Nastepna w kolejce odma. Jako, ze dostep do niej w ABU jest wyjatkowo sredni, bo puszka jest pod kolektorem i nie ialem jak sie do niej dostac to wyczyscilem tylko gruby waz od odmy, oraz uwaga, ta plastikowa obudowe przepustnicy! Okazalo sie, ze jest tam kanalik, z ktorym laczy sie od dolu mniejsza rurka od odmy i jest tam pelno zoltego budyniu. W grubej rurze to samo. Wiec kapiel w benzynie, nie oszczedzalem i zuzylem cala butelke benzyny aby dokladnie przeplukac plastikowa obudowe (jest tam takie jakby siteczko i dosc dlugo to zolte kupa sie wyplukuje tego miejsca) oraz rury. Na gruba rure znalazlem sposob: zakretka od pudelki pasowala idealnie jako korek na jeden wylot rury wiec ja zalozylem, nalalem benzyny do rury, zatkalem palcem drugi koniec i Shake It Baby wiele razy. Wyplukac syf, czynnosc powtorzyc i tak az zacznie wylatywac czysta benzyna.

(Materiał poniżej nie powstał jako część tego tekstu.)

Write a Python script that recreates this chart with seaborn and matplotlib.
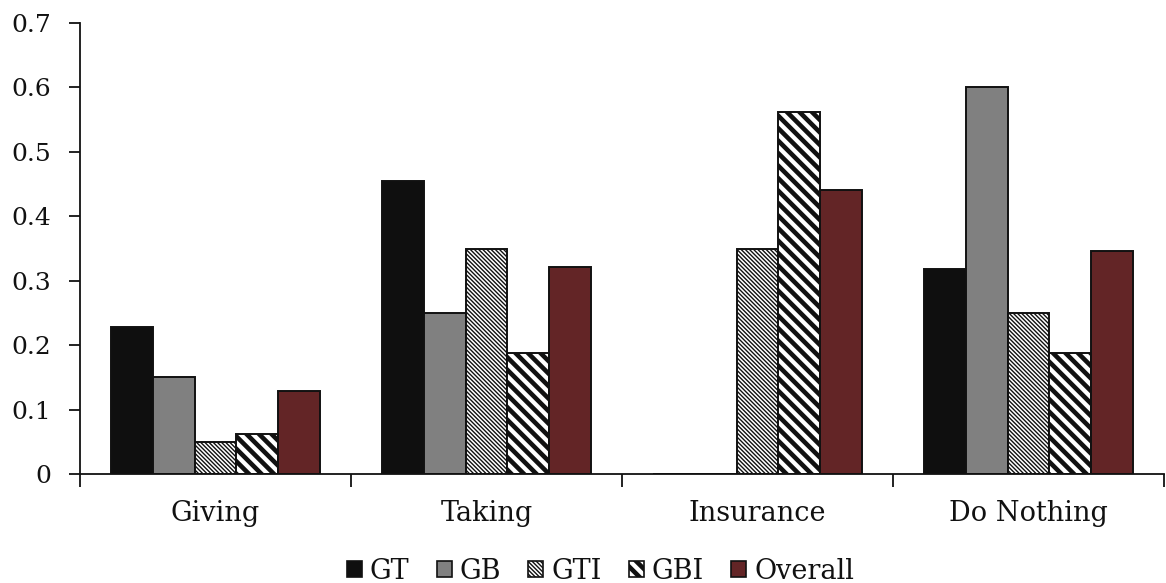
import matplotlib
matplotlib.use("Agg")
import matplotlib.pyplot as plt
from matplotlib.backend_bases import GraphicsContextBase
from matplotlib.patches import Patch
import seaborn as sns
import pandas as pd

categories = ["Giving", "Taking", "Insurance", "Do Nothing"]
groups = ["GT", "GB", "GTI", "GBI", "Overall"]
gt = [0.228, 0.455, 0.0, 0.318]
gb = [0.15, 0.25, 0.0, 0.60]
gti = [0.05, 0.35, 0.35, 0.25]
gbi = [0.0625, 0.1875, 0.5625, 0.1875]
overall = [0.129, 0.321, 0.441, 0.346]
y_ticks = [0, 0.1, 0.2, 0.3, 0.4, 0.5, 0.6, 0.7]
y_tick_labels = ["0", "0.1", "0.2", "0.3", "0.4", "0.5", "0.6", "0.7"]

series = {"GT": gt, "GB": gb, "GTI": gti, "GBI": gbi, "Overall": overall}
df = pd.DataFrame(
    [(c, g, v) for g in groups for c, v in zip(categories, series[g])],
    columns=["category", "group", "value"],
)

# coarser hatch grid so that stripe spacing can be tuned more finely
_hatch_path = GraphicsContextBase.get_hatch_path
GraphicsContextBase.get_hatch_path = lambda self, density=4.0: _hatch_path(self, density)

sns.set_theme(style="white")
plt.rcParams["font.family"] = ["DejaVu Serif"]
plt.rcParams["hatch.linewidth"] = 1.0

INK = "#111111"
fills = {"GT": "#0f0f0f", "GB": "#808080", "GTI": "white", "GBI": "white", "Overall": "#632526"}
hatches = {"GT": None, "GB": None, "GTI": "\\" * 12, "GBI": "\\" * 4, "Overall": None}
hatch_lw = {"GTI": 1.0, "GBI": 3.3}


def apply_hatch(patch, g):
    if hatches[g]:
        patch.set_hatch(hatches[g])
        try:
            patch.set_hatch_linewidth(hatch_lw[g])
        except AttributeError:
            pass


fig = plt.figure(figsize=(11.66, 5.83), dpi=100)
ax = fig.add_axes([0.0686, 0.187, 0.9297, 0.7735])

sns.barplot(
    data=df, x="category", y="value", hue="group", order=categories,
    hue_order=groups, palette=fills, saturation=1, width=0.77, gap=0,
    edgecolor=INK, linewidth=1.4, legend=False, ax=ax,
)

for container, g in zip(ax.containers, groups):
    for bar in container:
        apply_hatch(bar, g)

ax.set_xlim(-0.5, len(categories) - 0.5)
ax.set_ylim(0, 0.7)
ax.set_yticks(y_ticks)
ax.set_yticklabels(y_tick_labels)
ax.set_xlabel("")
ax.set_ylabel("")

for side in ["top", "right"]:
    ax.spines[side].set_visible(False)
for side in ["left", "bottom"]:
    ax.spines[side].set_color(INK)
    ax.spines[side].set_linewidth(1.3)

ax.tick_params(axis="y", which="major", direction="out", length=8, width=1.3,
               color=INK, labelsize=18, pad=13, left=True)
ax.tick_params(axis="x", which="major", length=0, labelsize=19.5, pad=19)
ax.set_xticks([i - 0.5 for i in range(len(categories) + 1)], minor=True)
ax.tick_params(axis="x", which="minor", direction="out", length=9, width=1.3,
               color=INK, bottom=True)
for lbl in ax.get_yticklabels() + ax.get_xticklabels():
    lbl.set_color(INK)

# legend row of square swatches under the axis labels
handles = [Patch(facecolor=fills[g], edgecolor=INK, linewidth=1.2, label=g) for g in groups]
leg = fig.legend(handles=handles, loc="center", ncol=5, frameon=False,
                 bbox_to_anchor=(0.515, 0.02), fontsize=19.5,
                 handlelength=0.55, handleheight=0.55, handletextpad=0.3,
                 columnspacing=1.0, borderpad=0)
for h, g in zip(leg.legend_handles, groups):
    apply_hatch(h, g)
for t in leg.get_texts():
    t.set_color(INK)

fig.savefig("out.png", dpi=100)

Po tym zabiegu obroty sie zdecydowanie poprawily chociaz male wachniecia nie ustapily ale i tak jest lepiej. Zobaczymy jutro rano jak sie ma sprawa na zmarznietym silniku. Adaptacja oczywiscie przeprowadzona. (zrobilem dwie, na zimnym siliki i na rozgrzanym tak dla hecy)
Po dwoch dniac, zimny silnik po odpaleniu trzyma rowno obroty na 1000-1100 rpm, ale jak juz wejdzie na polssanie czyli okolo 950 rpm to zaczyna sie falowanie, a raczej takie rwania, jakby kopniecia. I ch uj juz mnie strzela bo jak sie ma wywalona poduszke pod skrzynia/silnikiem to domyslacie sie jak telepie przy rwania i obrotach ponizej 800.... Jak sie silnik zagrzeje to jest to samo, ale tylko w nieznacznie mniejszym wydaniu.
No nie mam ku rwa pomyslu, zly jestem jak cholera. Musi dac sie jakos naprawic te obroty. Do mechanika nie chce narazie oddawac bo te palanty wymienia pol auta i dalej nie znajda rozwiazania a za usluge wiadomo skasuja. Tylko po co jak jedyne co mam popsute w golfie to te pier dolone obroty!